The lack of transparency in algorithms and the data they use is a matter of current interest. In addition to a nontransparent process, results are also nontransparent, lacking explanation or justification. These problems lead to unfairness and bias, as illustrated by Amazon’s algorithmic resume screener that discriminated against women. Federal action has stalled though there are regulatory guidelines on fairness and nondiscrimination in artificial intelligence (AI) application outcomes.
Corporations can address these matters by implementing best practices in their algorithmic application areas. But Amazon has shown best practices may embody unfairness and bias. Relying on diversity in development and metrics can help expose and eliminate these problems, as well as improve inclusiveness by widening the potential market.
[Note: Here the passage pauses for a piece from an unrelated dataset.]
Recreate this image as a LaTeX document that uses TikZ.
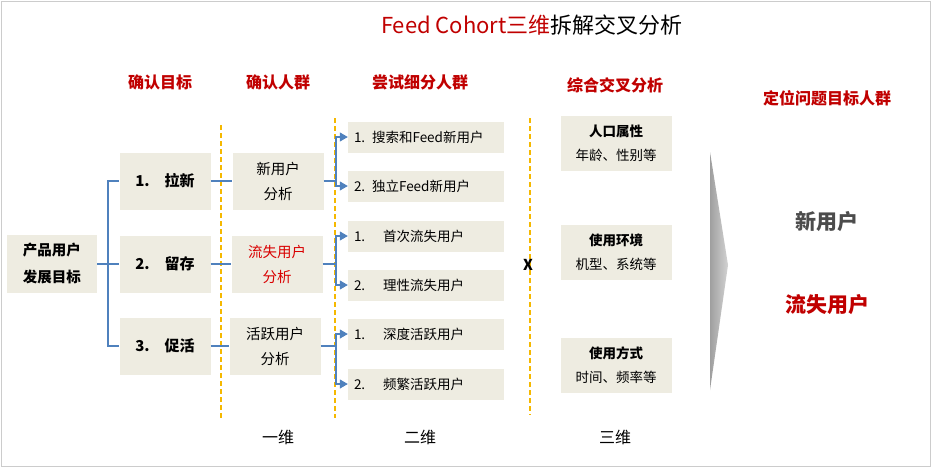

While some corporations are leading, others are lagging, particularly those with large, embedded, and long-standing systems that may incorporate algorithmic and information bias. Dealing with corporate lag is another significant problem.
Ultimately, bias is a human problem independent of mechanisms realizing bias. Dealing with bias requires clear-eyed self-reflection by being observant and thoughtful about relevant histories. In this, algorithms will always be a lagging reaction to human activity.
This short article lays out these matters and the attempts at dealing with them. Although philosophical considerations appear in the first paragraph, the article is practical, which is useful but unfortunate. The thinking around algorithmic transparency is fuzzy and unclear, and it is hard to see how large-scale solutions are possible without clarity and agreement on what the problems are.